To make the baklava, heat the oven to 325. Brush a 9-inch springform pan or 9-by-13-inch baking dish with butter. Set aside.

Carefully unfold the phyllo onto a large cutting board and cover with plastic wrap, then a damp kitchen towel to prevent drying. Set aside.

Place one phyllo sheet in the bottom of the baking pan and brush with butter. Repeat with 7 more phyllo sheets, brushing each with butter. Make sure there are no large bubbles of air trapped under the phyllo. The air bubbles can be smoothed out with the pastry brush easily.

Spread 1/3 of the nut mixture over the phyllo. Cover the nuts with another sheet of phyllo. Drizzle with butter instead of brushing as the phyllo will slip and move if you use pressure. Repeat with 5 more phyllo sheets, brushing each with butter.

Layer a generous portion of the pastry cream over the phyllo, then repeat with 6 sheets of phyllo and butter, and then the last of the nuts. Finish the stack with 8 or 10 sheets of the phyllo, brushing all but the final sheet with butter.

Using the palms of your hands, gently compress the layers, starting in the center and working outward to remove any air pockets. Drizzle about 4 tablespoons melted butter on the top layer and brush to cover the entire surface.

Using a sharp knife with a pointed tip, cut the baklava into 4 strips, then working within one strip at a time, make two diagonal cuts, 1 inch apart, parallel to one side of strip to form a diamond shape. Repeat on each strip until you have uniform diamonds. (If using a springform pan, cut the baklava into about 16 slices.)
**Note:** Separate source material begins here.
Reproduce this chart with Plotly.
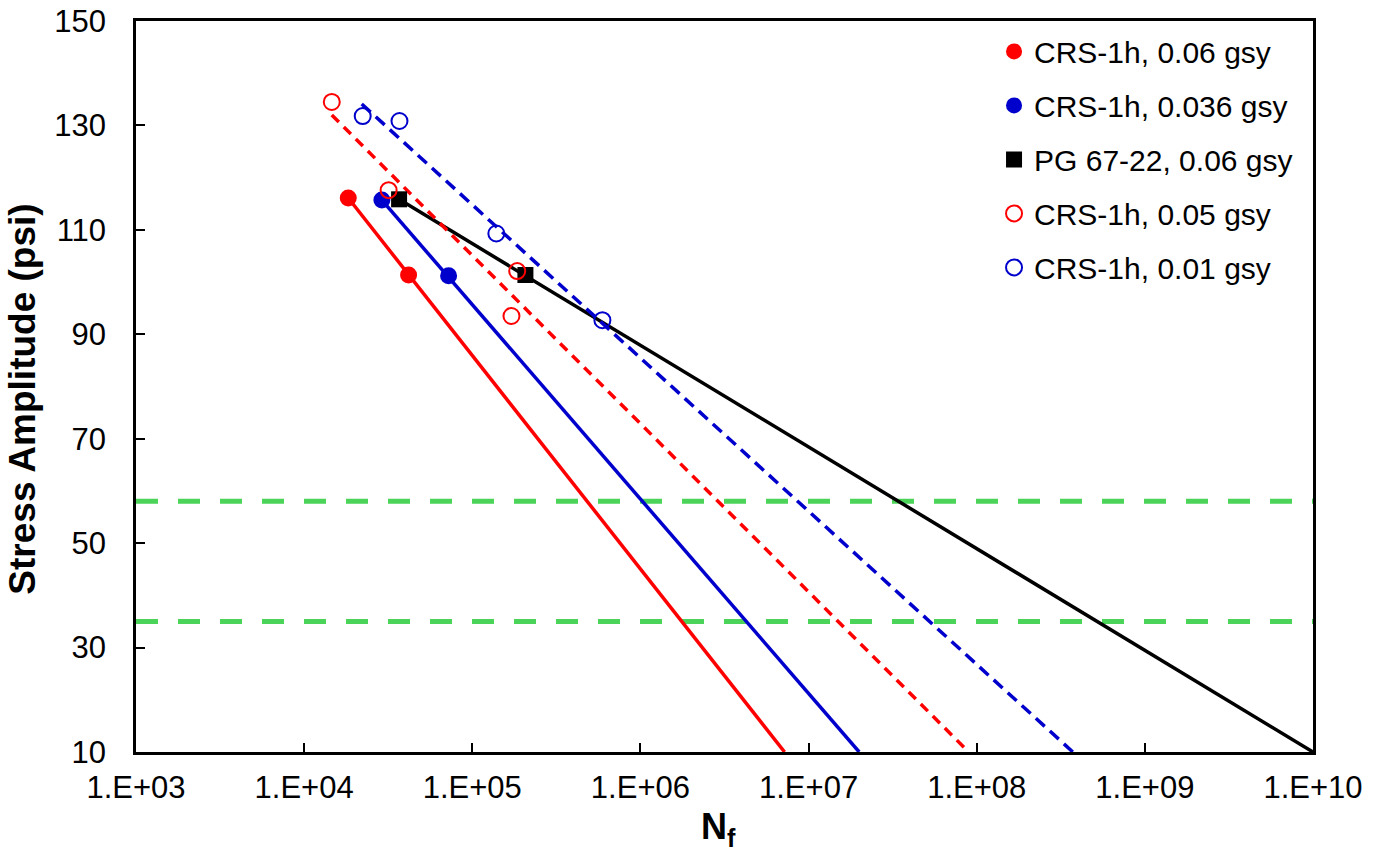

Bake until golden and crisp, about 1 hour, rotating the pan halfway through baking. Immediately after removing the baklava from the oven, slowly pour the cooled honey syrup over the cut lines until about 1/2 cup remains. Drizzle remaining syrup over the surface. Sprinkle each piece with a pinch of nut mixture. Cool to room temperature on a wire rack, about 4 hours. Cover with foil and let stand at room temperature for 8 hours or overnight before serving. Baklava can be wrapped tightly in foil and kept refrigerated up to 5 days. Makes about 16 servings.